- Born: June 18, 1965 (age 61) Columbus, Ohio, United States
- Education: Parkland College
- Writing career
- Language: English
- Notable works: Soon Will Come the Light, Light on the Horizon
- Notable awards: National Autism Society of America award for literary excellence
- Website: thomasamckean.com

= Thomas A. McKean =

American autistic author and lecturer (born 1965)

Thomas A. McKean is an American autistic author and lecturer. He is a poet, a singer-songwriter, an international speaker and a writer. He is the author of Soon Will Come the Light: A View From Inside the Autism Puzzle and Light On the Horizon: A Deeper View From Inside the Autism Puzzle. McKean has claimed that he did not speak until he was 16, but was able to describe how autism was like to him. He constantly fights various symptoms such as making strange noises, and says that perception of the senses causes low-intensity pain. McKean at one time earned a living traveling about and doing conferences and consulting work on autism. He has been described as having the unusual ability to be in the world of autism, yet also possesses the communication skills to describe what that world is like.

==History==
McKean claimed that he was never given a formal diagnosis growing up, so he was often punished, even though he knew there was something wrong with him. He spent the first half of his elementary school career in a regular classroom, then was in special-education classrooms until the sixth grade. He also claimed to be unpopular in school, and dreaded gym and recess. McKean then spent three years in a psychiatric institution starting at age 14. However, he was eventually elected to the board of the Autism Society of America in 1992. He started his advocacy career after discovering that he was on the spectrum, through attending Autism Society of America chapter meetings and receiving attention for being able to talk about his own experiences as an autistic person.

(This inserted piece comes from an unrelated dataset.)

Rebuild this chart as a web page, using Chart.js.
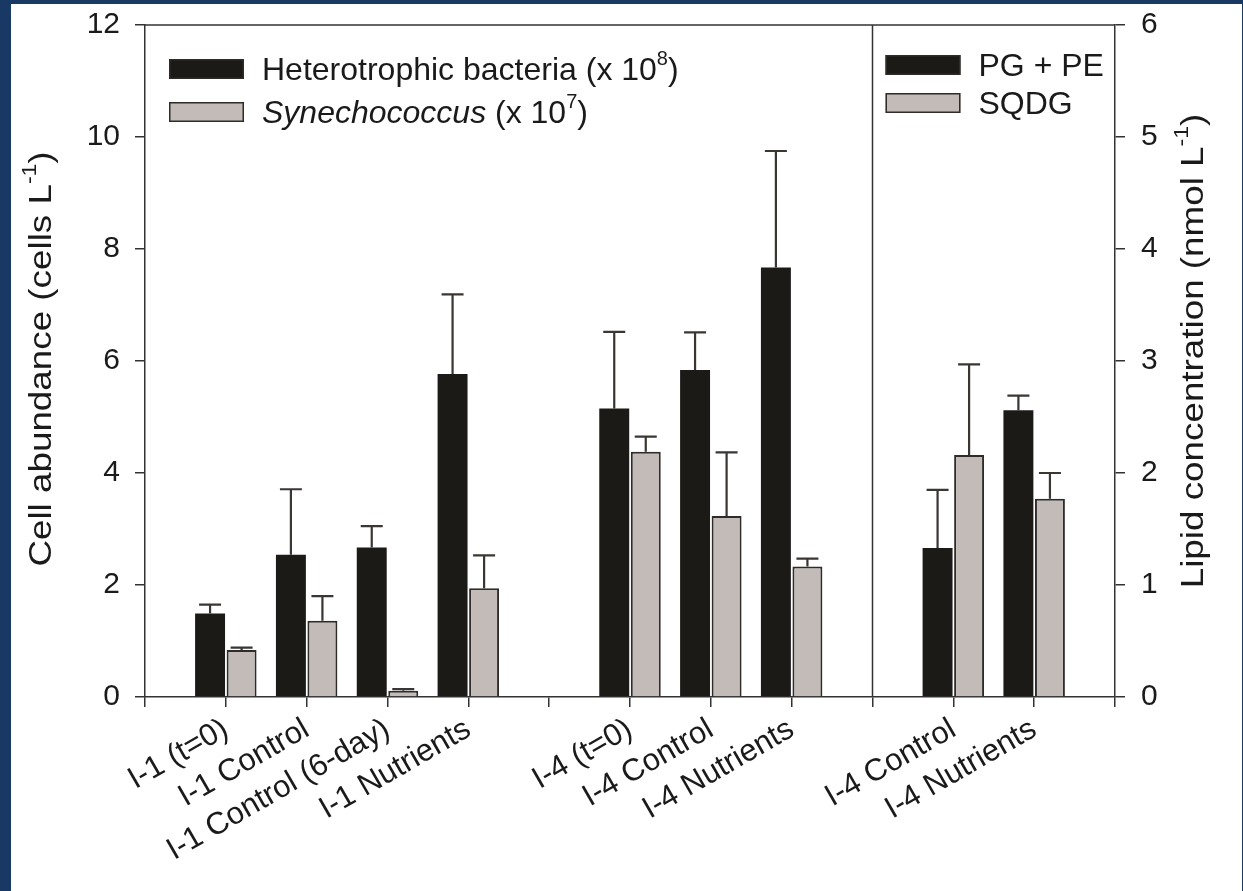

Thomas McKean was a guest on The Oprah Winfrey Show in 2001. On the show, he said that he was lonely as a child, had to learn emotions, and said that his sensitivity to certain sensations and colors was exaggerated. McKean also discussed aspects of his autism in Esquire magazine, in a section dedicated to unusual experiences.

==Analysis==
In Soon Will Come the Light: A View From Inside the Autism Puzzle, a winner of the Autism Society of America's Literary Achievement Award, he described the years that he faced confusion around his disorder. He also claimed to have talents in fields such as computers and technical design, in addition to his passion for writing. Janis M. Serak, a member of the Autism Society of America, Board of Directors, reviewed the book in The Advocate, the Autism Society of America's newsletter in 1994. Serak claimed that few books had been written by autistics, and that this book could be useful to parents of autistic children for its first-person portrayal of autism. Overall, he wrote that McKean had sought to understand himself better through writing.

==Views on Autism and Neurodiversity==
McKean believes that autism professionals need to listen more carefully to parents, and be more verbally direct about the child's difficulties. He also insists that parents and professionals should keep up on current research.

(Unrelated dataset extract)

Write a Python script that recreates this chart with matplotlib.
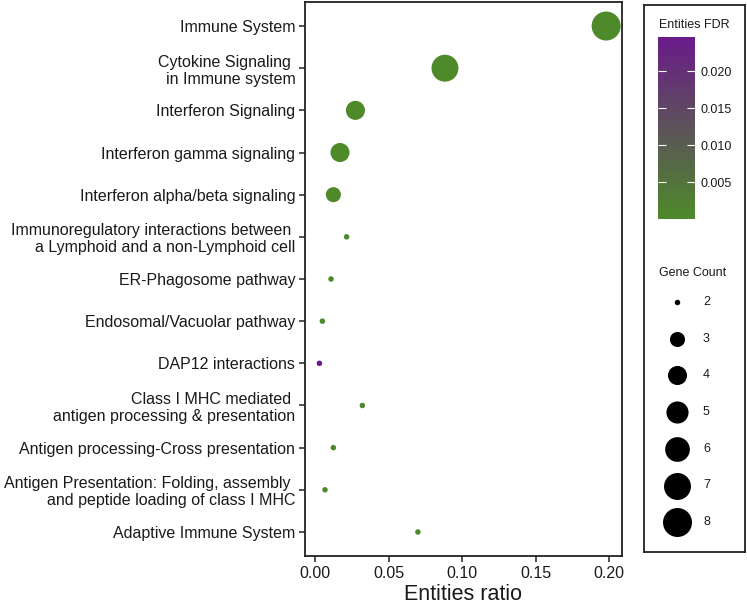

McKean once wrote an article for The Advocate about his experiences with auditory integration training for autism, claiming that it gave him mixed results. He says that it is important to ask professionals in this field about the reliability of their methods and claims.

At one point, McKean gave a first-person account about dating with autism, where various issues were discussed. He was dating a woman named Theresa who also had two autistic children, who also wrote part of the account. Theresa wrote about how his sensory issues caused difficulty with intimacy. McKean also said it was difficult to know how to understand and discipline her children. Nonetheless, they said that they wanted to put the effort into creating a strong relationship.

McKean has stated that some people who claim to have autism on the internet portray a very distorted and unrealistic view of what autism really is. He has described the politics of autism as a distraction from the therapies and support needed to treat those who have it. In his 2006 essay A Danger in Speaking that McKean questions autistic speakers that have been self-diagnosed. Critics say that this ignores the obstacles and stigma that some autistics face in getting diagnosed.

==Bibliography==
- Soon Will Come the Light: A View from Inside the Autism Puzzle (1994, Future Horizons, Inc.; reissued 2001, Future Horizons, Inc.)
- Light on the Horizon: A Deeper View from Inside the Autism Puzzle (1996, Future Horizons, Inc.)